From the back cover:
Jack Chisolm is "the people's pastor." He leads a devoted and growing megachurch, has several best-selling books, and a memorable slogan, "We have got to do better." Jack knows how to preach, and he understands how to chastise people into performing. What he doesn't know is anything about grace.
This year, when it comes time for the Christmas sermon, the congregation at Grace Cathedral will look to the pulpit, and Jack will not be there. Of course, they will have seen plenty of him already, on the news.
After an evening of debauchery that leads to an affair with his beautiful assistant, Jack Chisolm finds himself deserted with chilling swiftness. The church elders remove him from his own pulpit. His publisher withholds the royalties from his books. Worst of all, his wife disappears with their eight-year-old daughter. 
But as Jack is hitting bottom, hopeless and penniless, drinking his way to oblivion, who should appear but his long-estranged father, imploring his prodigal son; "Come home."
A true companion piece to The Ragamuffin Gospel, The Prodigal illustrates the power of grace through  the story of a broken man who finally saw Jesus not because he preached his greatest sermon or wrote his most powerful book, but because he failed miserably. Jack Chisolm lost everything-his church, his family, his respect, and his old way of believing-but he found grace. It's the same grace that Brennan Manning devoted his life to sharing: profound in nature and coming from a God who loves us just as we are, and not as we should be.


Tuesday, December 3, 2013

Dear Mr. Knightley by Katheringe Reay

Dear Mr. Knightley by Katherine Reay was as delightful as I hoped it would be. Written almost entirely as a series of letters, I wasn't sure if it would be easy to get into but it was. It really was. I love the influx of debut novelists lately, and this is one that I will be sure to watch for more from.
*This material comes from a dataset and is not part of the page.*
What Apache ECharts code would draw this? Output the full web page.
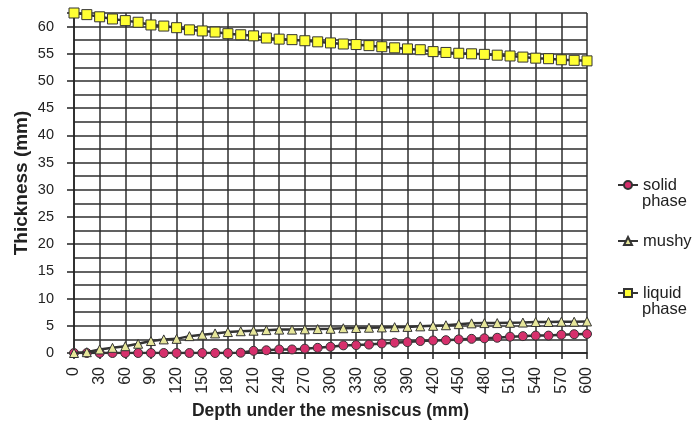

Sweet, vulnerable, gripping, and sometimes heart-wrenching, Dear Mr. Knightley touched on almost everything that I love in a book. It had a character who showed growth throughout the novel, it showed her searching for something and then finding it, showed the different facets of relationships and levels of friendships. There was nothing that I didn't like about this book. It was simply darling.

From the back cover:
Sam is, to say the least, bookish. An English major of the highest order, her diet has always been Austen, Dickens, and Shakespeare. The problem is, both her prose and conversation tend to be more Elizabeth Bennet than Samantha Moore.
Bu life for the twenty-three-year-old orphan is about to get stranger than fiction. An anonymous, Dickensian benefactor (calling himself Mr. Knightley) offers to put Sam through Northwestern University's prestigious Medill School of Journalism. There is only one catch: Sam must write frequent letters ot the mysterious donor, detailing her progress.
As Sam's dark memory mingles with that of eligible novelist Alex Powell, her letters to Mr. Knightley become increasingly confessional. While Alex draws Sam into a world of warmth and literature that feels like it's straight out of a book, old secrets are drawn to light. And as Sam learns to love and trust Alex and herself, she learns once again how quickly trust can be broken.
Reminding us all that our own true character is not meant to be hidden, Reay's debut novel follows one young woman's journey as she sheds her protective persona and embraces the person she was meant to become.

This book was provided for review by LitFuse.